The nice thing about having an obsession and being head of a Washington bureau is that you can assign reporters to stories. So I asked Jonathan Stein and Nick Baumann, two colleagues of mine at Mother Jones, to go through a list of 177 lobbyists working for the McCain campaign and find those who have been influence-peddlers for financial firms. They did and discovered that over 80 of these lobbyists have been game-riggers for financial corporations. Consequently, we had a story to post:

In the past few days, as the economic crisis has deepened, Senator John McCain has been decrying the excesses of Wall Street. At a campaign rally in Tampa on Tuesday, he vowed that he and Alaska Governor Sarah Palin, if elected, "are going to put an end to the reckless conduct, corruption, and unbridled greed that have caused a crisis on Wall Street." He noted that the "foundation of our economy...has been put at risk by the greed and mismanagement of Wall Street and Washington."

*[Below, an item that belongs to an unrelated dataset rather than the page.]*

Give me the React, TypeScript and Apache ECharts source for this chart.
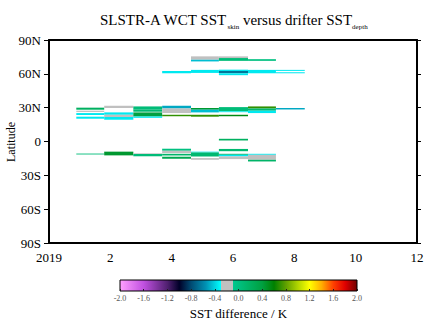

He blasted CEOs who "seem to escape the consequences." He denounced Wall Streeters who "dreamed up investment schemes that they themselves don't even understand" and who used "derivatives, credit default swaps, and mortgage-backed securities" to try "to make their own rules." He excoriated Fannie Mae and Freddie Mac for gaming the system. And he slammed financial industry lobbyists for misguiding members of Congress. "I can promise you the days of dealing and special favors will soon be over in Washington." On Wednesday morning, after the federal government committed $85 billion to prevent the collapse of the American International Group (AIG) insurance conglomerate, McCain again assailed irresponsible corporate executives. "We need to change the way Washington and Wall Street does business," he proclaimed.

McCain has been quick with fiery, populist-tinged speeches. But one thing has been missing: any acknowledgment that McCain's own campaign has been loaded with the type of people he's been denouncing. As Mother Jones previously reported, former Senator Phil Gramm, McCain's onetime campaign chairman, used a backroom maneuver in late 2000 to slip into law a bill that kept credit default swaps unregulated. These financial instruments greased the way to the subprime meltdown that has led to today's economic crisis. Several of McCain's most senior campaign aides have lobbied for Fannie Mae and Freddie Mac. And the Democratic National Committee, using publicly available records, has identified 177 lobbyists working for the McCain campaign as either aides, policy advisers, or fundraisers.

Of those 177 lobbyists, according to a Mother Jones review of Senate and House records, at least 83 have in recent years lobbied for the financial industry McCain now attacks. These are high-paid influence-peddlers who have been working the corridors of the nation's capital to win favors and special treatment for investment banks, securities firms, hedge funds, accounting outfits, and insurance companies. Their clients have included AIG, the newest symbol of corporate excess; Lehman Brothers, which filed for bankruptcy on Monday sending the stock market into a tailspin; Merrill Lynch, which was bought out by Bank of America this week; and Washington Mutual, the banking giant that could be the next to fall. Among these 83 lobbyists are McCain's chief political adviser, Charlie Black (JP Morgan, Washington Mutual Bank,, Freddie Mac, Mortgage Bankers Association of America); McCain's national finance co-chairman, Wayne Berman (AIG, Blackstone, Credit Suisse, Fannie Mae, Freddie Mac); the campaign's congressional liaison, John Green (Carlyle Group, Citigroup, Icahn Associates, Fannie Mae); McCain's veep vetter, Arthur Culvahouse (Fannie Mae); and McCain's transition planning chief, William Timmons Sr. (Citigroup, Freddie Mac, Vanguard Group).

When cable news shows air footage of McCain railing against greedy execs and the lobbyists who rig the rules for the benefit of Wall Street dealmakers, there ought to be a crawl beneath him listing these lobbyists. (Talk about a fair and balanced presentation.) Short of that, here's the list of the McCain aides and bundlers who have worked for the high-finance greed-mongers McCain has pledged to take on. So far, it seems, none of them have been cast out of the campaign. If McCain were serious about his outrage, he might throw these money-changers out of his own temple.